R - Cela n'empêche pas que, hier, au niveau des grands dirigeants, enfin des spécialistes, on s'est réunis au ministère. Ils ont fait venir le Premier ministre, sur la participation, on a un grand plan pour passer de 8 millions de Français qui bénéficient enfin de cette participation pour que ça soit des actions gratuites pour tous...
Q - Oui, mais ça, c'est un autre débat, c'est la participation des salariés dans l'entreprise.
R - Oui, mais cela prouve qu'on...
Q - Cela prouve qu'on dialogue.
R - ...qu'on dialogue, qu'on produit les choses. Le plan de rénovation urbaine des banlieues - vous parlez de "banlieues" tout à l'heure -, c'est 30 milliards, c'est bien avec les partenaires sociaux, donc...
Q - Non, mais, personne ne dit le contraire de ça.
R - ...il y a un moment...
Q - J.-P. Huchon qui était là, il y a deux jours, disait tout le bien qu'il pensait de votre plan de cohésion sociale, et à quel point il est d'accord. Donc, qu'il y ait des choses formidables dans ce que vous avez fait, etc... La question c'est : comment on sort aujourd'hui de cette espèce de maelström qu'est le CPE, qui a cristallisé, à tort ou à raison, la colère de beaucoup de gens ? Qu'est-ce qu'on fait ? On calme, on laisse pourrir la situation, on attend... ? On attend quoi ? Le printemps... ?
R - D'abord, les manifestations font partie de l'expression démocratique d'un pays. Je veux dire. Cela n'a pas en soi...ce qui n'a rien à voir avec ce qui s'est passé cette nuit. Bon. Je ne doute pas un seul instant qu'on veut êtres capables entre adultes responsables républicains de faire des pas nécessaires pour trouver une solution sur laquelle, au fond, il n'y a pas d'écart. Vous savez...
Q - Oui, mais, le truc qui cloche, qui coince, c'est qu'on ne veut pas de licenciements sans motif ! C'est ce que disent les syndicats.
R - (...) On voit bien que, la notion de "période d'essai"...Ce qu'a voulu faire le Premier ministre, c'est justement que ce ne soit pas une période d'essai qui n'apporte aucune garantie. Le mot "période d'essai" était beaucoup moins violent que "le pas motif"...Il faut justifier évidemment, alors...Est-ce que c'est auprès d'un référent ? Je ne doute pas une seconde qu'on trouvera les voies et moyens. J. Chirac a fait des propositions sur...
Q - Le Gouvernement ne sera pas obligé de reculer sur le CPE ?

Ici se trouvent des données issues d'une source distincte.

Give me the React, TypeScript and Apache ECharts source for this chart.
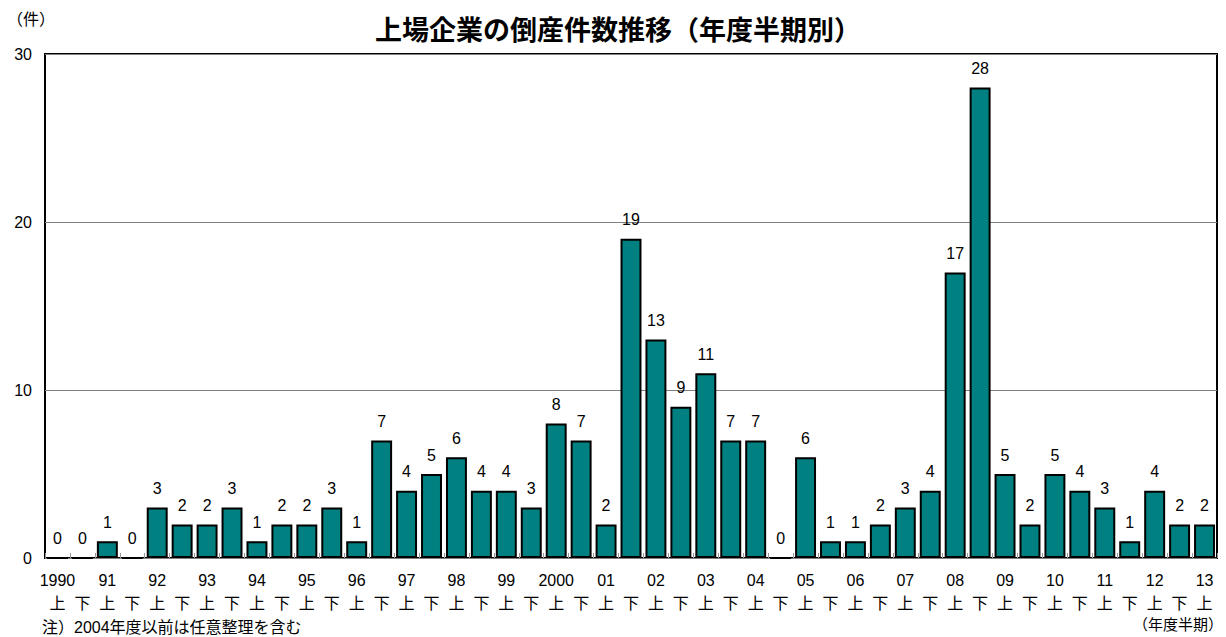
import React, { useEffect, useRef } from "react";
import * as echarts from "echarts";

// Fiscal-year labels shown under each first-half (上) period
const periodYears = [
  "1990", "", "91", "", "92", "", "93", "", "94", "", "95", "", "96", "", "97", "", "98", "", "99", "",
  "2000", "", "01", "", "02", "", "03", "", "04", "", "05", "", "06", "", "07", "", "08", "", "09", "",
  "10", "", "11", "", "12", "", "13",
];

// Half-year markers (上 = first half, 下 = second half)
const periodHalves = [
  "上", "下", "上", "下", "上", "下", "上", "下", "上", "下", "上", "下", "上", "下", "上", "下", "上", "下", "上", "下",
  "上", "下", "上", "下", "上", "下", "上", "下", "上", "下", "上", "下", "上", "下", "上", "下", "上", "下", "上", "下",
  "上", "下", "上", "下", "上", "下", "上",
];

// Number of bankruptcies of listed companies per half-year
const bankruptcyCounts = [
  0, 0, 1, 0, 3, 2, 2, 3, 1, 2, 2, 3, 1, 7, 4, 5, 6, 4, 4, 3,
  8, 7, 2, 19, 13, 9, 11, 7, 7, 0, 6, 1, 1, 2, 3, 4, 17, 28, 5, 2,
  5, 4, 3, 1, 4, 2, 2,
];

const yTicks = [0, 10, 20, 30];

const FONT = "'Liberation Sans', 'Noto Sans CJK JP', sans-serif";
const CJK_FONT = "'Noto Sans CJK JP', sans-serif";

export default function App() {
  const ref = useRef<HTMLDivElement>(null);

  useEffect(() => {
    if (!ref.current) return;
    const chart = echarts.init(ref.current, null, { renderer: "svg" });
    const categories = periodYears.map((y, i) => `${y}|${periodHalves[i]}`);

    chart.setOption({
      animation: false,
      backgroundColor: "#ffffff",
      textStyle: { fontFamily: FONT },
      title: {
        text: "上場企業の倒産件数推移（年度半期別）",
        left: 370,
        top: 10,
        textStyle: { fontSize: 27, fontWeight: "bold", color: "#000", fontFamily: CJK_FONT },
      },
      grid: {
        left: 45,
        right: 9,
        top: 54,
        bottom: 79,
        show: true,
        borderColor: "#000",
        borderWidth: 2,
        backgroundColor: "transparent",
      },
      xAxis: {
        type: "category",
        data: categories,
        axisLine: { show: false },
        axisTick: {
          show: true,
          inside: true,
          length: 5,
          interval: 0,
          lineStyle: { color: "#999", width: 1 },
        },
        axisLabel: {
          interval: 0,
          margin: 11,
          fontSize: 16,
          lineHeight: 23,
          color: "#000",
          fontFamily: FONT,
          formatter: (v: string) => {
            const [y, h] = v.split("|");
            return `${y}\n${h}`;
          },
        },
      },
      yAxis: {
        type: "value",
        min: yTicks[0],
        max: yTicks[yTicks.length - 1],
        interval: 10,
        axisLine: { show: false },
        axisTick: { show: false },
        axisLabel: { margin: 13, fontSize: 16, color: "#000", fontFamily: FONT },
        splitLine: { show: true, lineStyle: { color: "#808080", width: 1 } },
      },
      series: [
        {
          type: "bar",
          data: bankruptcyCounts,
          barCategoryGap: "16%",
          itemStyle: { color: "#008080", borderColor: "#000", borderWidth: 2 },
          label: {
            show: true,
            position: "top",
            distance: 11,
            fontSize: 16,
            color: "#000",
            fontFamily: FONT,
          },
        },
      ],
      graphic: [
        {
          type: "text",
          left: 7,
          top: 10,
          style: { text: "（件）", fontSize: 16, fill: "#000", fontFamily: CJK_FONT },
        },
        {
          type: "text",
          left: 42,
          top: 619,
          style: { text: "注）2004年度以前は任意整理を含む", fontSize: 16, fill: "#000", fontFamily: FONT },
        },
        {
          type: "text",
          right: 3,
          top: 616,
          style: { text: "（年度半期）", fontSize: 15, fill: "#000", fontFamily: CJK_FONT },
        },
      ],
    });

    return () => chart.dispose();
  }, []);

  return (
    <div
      ref={ref}
      style={{ position: "fixed", left: 0, top: 0, width: 1226, height: 637, background: "#fff" }}
    />
  );
}
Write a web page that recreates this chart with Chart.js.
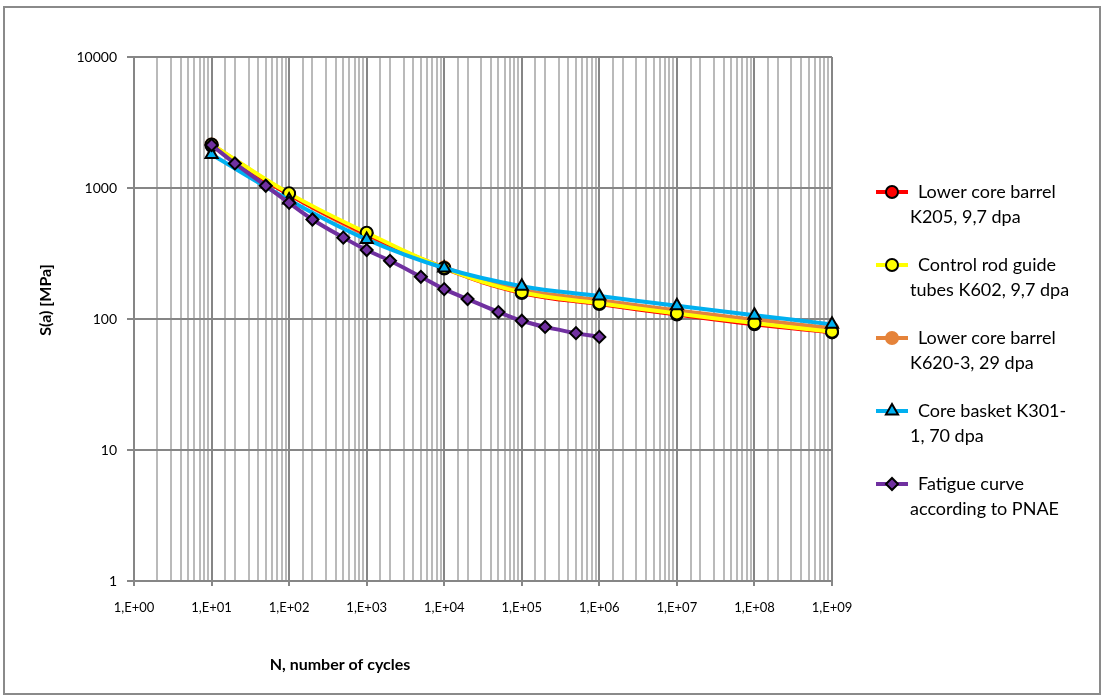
<!DOCTYPE html>
<html>
<head>
<meta charset="utf-8">
<title>S-N curves</title>
<script src="https://cdn.jsdelivr.net/npm/chart.js@4/dist/chart.umd.min.js"></script>
<style>
  html, body { margin: 0; padding: 0; background: #fff; }
  #wrap { width: 1105px; height: 698px; position: relative; }
</style>
</head>
<body>
<div id="wrap"><canvas id="snChart" width="1105" height="698"></canvas></div>
<script>
// number of cycles
const cycles = [1e1, 1e2, 1e3, 1e4, 1e5, 1e6, 1e7, 1e8, 1e9];
const cyclesPnae = [10, 20, 50, 100, 200, 500, 1e3, 2e3, 5e3, 1e4, 2e4, 5e4, 1e5, 2e5, 5e5, 1e6];

// stress amplitude S(a), MPa
const k205 = [2100, 890, 445, 243, 158, 130, 108, 91, 79];
const k602 = [2150, 910, 455, 245, 160, 132, 110, 93, 80];
const k620 = [2150, 890, 435, 248, 167, 139, 116, 99, 85];
const k301 = [1800, 810, 405, 245, 178, 150, 126, 107, 91];
const pnae = [2130, 1540, 1040, 770, 575, 418, 336, 278, 210, 169, 142, 113, 97, 87, 78, 73];

const legendLines = [
    ["Lower core barrel", "K205, 9,7 dpa"],
    ["Control rod guide", "tubes K602, 9,7 dpa"],
    ["Lower core barrel", "K620-3, 29 dpa"],
    ["Core basket K301-", "1, 70 dpa"],
    ["Fatigue curve", "according to PNAE"]
];

const yTickValues = [1, 10, 100, 1000, 10000];

const toPoints = (xs, ys) => xs.map((x, i) => ({ x: x, y: ys[i] }));
const isPow10 = v => Math.abs(Math.log10(v) - Math.round(Math.log10(v))) < 1e-9;

function series(label, xs, ys, color, style, fill, border, order) {
    return {
        label: label,
        data: toPoints(xs, ys),
        borderColor: color,
        backgroundColor: color,
        borderWidth: 4,
        tension: 0.4,
        pointStyle: style,
        pointRadius: style === "triangle" ? 7 : 6,
        pointBackgroundColor: fill,
        pointBorderColor: border,
        pointBorderWidth: 2,
        clip: false,
        order: order
    };
}

const gridMajor = "#868686";
const gridMinor = "#bababa";

// frame round the whole picture + axis titles
const framePlugin = {
    id: "frame",
    beforeDraw(chart) {
        const c = chart.ctx;
        c.save();
        c.fillStyle = "#fff";
        c.fillRect(0, 0, chart.width, chart.height);
        c.strokeStyle = "#8a8a8a";
        c.lineWidth = 2;
        c.strokeRect(4, 7, 1096, 687);
        c.restore();
    },
    afterDraw(chart) {
        const c = chart.ctx;
        c.save();
        c.fillStyle = "#000";
        c.font = "bold 16px Lato, sans-serif";
        c.textAlign = "center";
        c.textBaseline = "middle";
        c.fillText("N, number of cycles", 340, 665);
        c.translate(46, 300);
        c.rotate(-Math.PI / 2);
        c.fillText("S(a) [MPa]", 0, 0);
        c.restore();
    }
};

// legend on the right, two lines per entry
const sideLegend = {
    id: "sideLegend",
    afterDraw(chart) {
        const c = chart.ctx;
        const ds = chart.data.datasets;
        c.save();
        c.font = "18px Lato, sans-serif";
        c.textBaseline = "middle";
        c.fillStyle = "#000";
        ds.forEach((d, i) => {
            const y = 192 + i * 73;
            c.strokeStyle = d.borderColor;
            c.lineWidth = 4;
            c.beginPath();
            c.moveTo(876, y);
            c.lineTo(908, y);
            c.stroke();
            c.fillStyle = d.pointBackgroundColor;
            c.strokeStyle = d.pointBorderColor;
            c.lineWidth = 2;
            Chart.helpers.drawPoint(c, {
                pointStyle: d.pointStyle,
                radius: d.pointRadius,
                rotation: 0,
                borderWidth: 2
            }, 892, y);
            c.fillStyle = "#000";
            c.fillText(legendLines[i][0], 918, y);
            c.fillText(legendLines[i][1], 910, y + 25);
        });
        c.restore();
    }
};

new Chart(document.getElementById("snChart"), {
    type: "line",
    data: {
        datasets: [
            series("Lower core barrel K205, 9,7 dpa", cycles, k205, "#ff0000", "circle", "#ff0000", "#000", 5),
            series("Control rod guide tubes K602, 9,7 dpa", cycles, k602, "#ffff00", "circle", "#ffff00", "#000", 4),
            series("Lower core barrel K620-3, 29 dpa", cycles, k620, "#e5833a", "circle", "#e5833a", "#e5833a", 6),
            series("Core basket K301-1, 70 dpa", cycles, k301, "#00b0f0", "triangle", "#00b0f0", "#000", 2),
            series("Fatigue curve according to PNAE", cyclesPnae, pnae, "#7030a0", "rectRot", "#7030a0", "#000", 1)
        ]
    },
    options: {
        responsive: false,
        animation: false,
        devicePixelRatio: 1,
        layout: { padding: { left: 0, top: 57, right: 273, bottom: 0 } },
        plugins: {
            legend: { display: false },
            tooltip: { enabled: false }
        },
        scales: {
            x: {
                type: "logarithmic",
                min: 1,
                max: 1e9,
                afterFit: s => { s.height = 117; },
                border: { color: gridMajor, width: 2 },
                grid: {
                    lineWidth: 2,
                    tickLength: 5,
                    color: ctx => isPow10(ctx.tick.value) ? gridMajor : gridMinor,
                    tickColor: ctx => isPow10(ctx.tick.value) ? gridMajor : "rgba(0,0,0,0)"
                },
                ticks: {
                    autoSkip: false,
                    maxRotation: 0,
                    padding: 14,
                    color: "#000",
                    font: { family: "Lato, sans-serif", size: 13 },
                    callback: v => isPow10(v) ? "1,E+" + String(Math.round(Math.log10(v))).padStart(2, "0") : ""
                }
            },
            y: {
                type: "logarithmic",
                min: 1,
                max: 10000,
                afterFit: s => { s.width = 134; },
                border: { color: gridMajor, width: 2 },
                grid: {
                    lineWidth: 2,
                    tickLength: 7,
                    color: ctx => isPow10(ctx.tick.value) ? gridMajor : "rgba(0,0,0,0)",
                    tickColor: ctx => isPow10(ctx.tick.value) ? gridMajor : "rgba(0,0,0,0)"
                },
                ticks: {
                    autoSkip: false,
                    padding: 10,
                    color: "#000",
                    font: { family: "Lato, sans-serif", size: 14 },
                    callback: v => yTickValues.includes(Math.round(v)) && isPow10(v) ? String(Math.round(v)) : ""
                }
            }
        }
    },
    plugins: [framePlugin, sideLegend]
});
</script>
</body>
</html>
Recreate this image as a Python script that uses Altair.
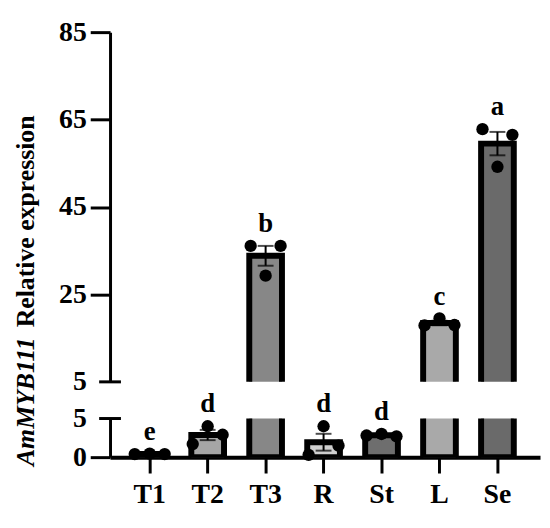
import altair as alt
import pandas as pd

FONT = "Liberation Serif"

groups = ["T1", "T2", "T3", "R", "St", "L", "Se"]
rep_left = [0.40, 1.7, 36.1, 0.3, 2.8, 17.9, 62.8]
rep_mid = [0.45, 4.0, 29.3, 4.0, 3.0, 19.5, 54.2]
rep_right = [0.40, 2.9, 36.1, 1.5, 2.7, 18.0, 61.5]
letters = ["e", "d", "b", "d", "d", "c", "a"]
fills = ["#b4b4b4", "#a6a6a6", "#878787", "#cfcfcf", "#6e6e6e", "#a9a9a9", "#6a6a6a"]
upper_ticks = [5, 25, 45, 65, 85]
lower_ticks = [0, 5]
upper_groups = ["T3", "L", "Se"]
lower_groups = ["T1", "T2", "R", "St"]
reps = ["1", "2", "3"]

rows = []
for i, g in enumerate(groups):
    for rep, vals in zip(reps, (rep_left, rep_mid, rep_right)):
        rows.append({"group": g, "rep": rep, "value": vals[i], "letter": letters[i]})
df = pd.DataFrame(rows)
cap_df = pd.DataFrame({"tick": [5]})

xscale = alt.Scale(domain=groups, paddingInner=0, paddingOuter=0.2094, align=0.44)
color_enc = alt.Color("group:N", scale=alt.Scale(domain=groups, range=fills), legend=None)
tick_color = {"condition": {"test": "datum.value == 5", "value": "transparent"}, "value": "black"}


def panel(domain, ticks, height, show_x, groups_in, extra=None):
    yscale = alt.Scale(domain=domain, nice=False, zero=False)
    yaxis = alt.Axis(values=ticks, title=None, grid=False, domainWidth=3, domainColor="black",
                     tickWidth=3, tickSize=20, tickColor=tick_color, labelFont=FONT,
                     labelFontSize=28, labelFontWeight="bold", labelColor="black", labelPadding=4)
    if show_x:
        xaxis = alt.Axis(title=None, labelAngle=0, grid=False, domainWidth=4, domainColor="black",
                         tickWidth=3, tickSize=16, tickColor="black", labelFont=FONT,
                         labelFontSize=28, labelFontWeight="bold", labelColor="black", labelPadding=8)
    else:
        xaxis = None
    x = alt.X("group:N", scale=xscale, axis=xaxis, sort=groups)
    base = alt.Chart(df)
    sub = base.transform_filter(alt.FieldOneOfPredicate(field="group", oneOf=groups_in))
    bars = base.mark_bar(size=33, stroke="black", strokeWidth=6, clip=True).encode(
        x=x, y=alt.Y("mean(value):Q", scale=yscale, axis=yaxis), y2=alt.datum(0), color=color_enc)
    err = sub.mark_errorbar(extent="stderr", color="black",
                            ticks={"size": 16, "thickness": 2, "color": "black"},
                            rule={"strokeWidth": 2, "color": "black"}).encode(
        x=x, y=alt.Y("value:Q", scale=yscale, axis=yaxis))
    pts = sub.mark_circle(size=155, color="black", opacity=1).encode(
        x=x,
        xOffset=alt.XOffset("rep:N", scale=alt.Scale(domain=reps, paddingInner=0, paddingOuter=0.9375)),
        y=alt.Y("value:Q", scale=yscale, axis=yaxis))
    txt = sub.mark_text(dy=-22, font=FONT, fontSize=27, fontWeight="bold", color="black").encode(
        x=x, y=alt.Y("max(value):Q", scale=yscale, axis=yaxis), text="letter:N")
    cap = alt.Chart(cap_df).mark_rule(strokeWidth=3, color="black").encode(
        x=alt.value(-11), x2=alt.value(11), y=alt.Y("tick:Q", scale=yscale, axis=yaxis))
    layers = [bars, err, pts, txt, cap]
    if extra:
        layers += extra
    return alt.layer(*layers).properties(width=434, height=height)


title_gene = alt.Chart(pd.DataFrame({"t": ["AmMYB111"]})).mark_text(
    angle=270, align="left", baseline="alphabetic", font=FONT, fontSize=26,
    fontWeight="bold", fontStyle="italic", color="black").encode(
    x=alt.value(-77), y=alt.value(48), text="t:N")
title_rest = alt.Chart(pd.DataFrame({"t": ["Relative expression"]})).mark_text(
    angle=270, align="left", baseline="alphabetic", font=FONT, fontSize=26,
    fontWeight="bold", color="black").encode(
    x=alt.value(-77), y=alt.value(-92), text="t:N")

upper = panel([5, 85], upper_ticks, 353, False, upper_groups)
lower = panel([0, 5], lower_ticks, 39, True, lower_groups, extra=[title_gene, title_rest])

chart = alt.vconcat(upper, lower, spacing=37, bounds="flush").resolve_scale(
    y="independent").properties(
    padding={"left": 4, "top": 8, "right": 2, "bottom": 2}).configure_view(strokeWidth=0)

chart.save("out.html", embed_options={"renderer": "svg", "actions": False})
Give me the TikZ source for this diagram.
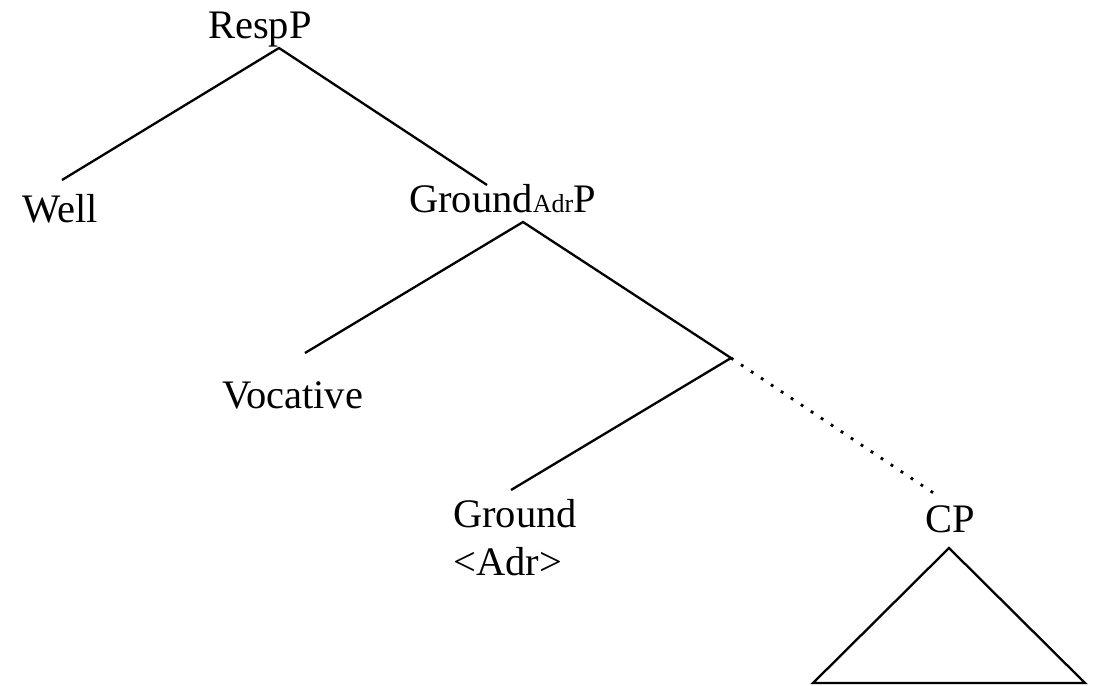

R - Je ne sais pas...Vous savez, si on pose toujours le problème en termes guerriers, , cela ne marche pas.. Donc, il y a un sujet : les jeunes sans qualification. Toutes les organisations syndicales, F. Chérèque le disait pour la sienne, hier soir, sur un plateau, ont fait des propositions sur ce que nous on appelle "les contrats civils", ceux qui sont les 150.000 vraiment "galère" ! Là, je crois que, là-dessus, on doit pouvoir se mettre d'accord. Et puis il faut qu'on trouve les voies et moyens pour sortir de cette situation. Je pense qu'on va y parvenir.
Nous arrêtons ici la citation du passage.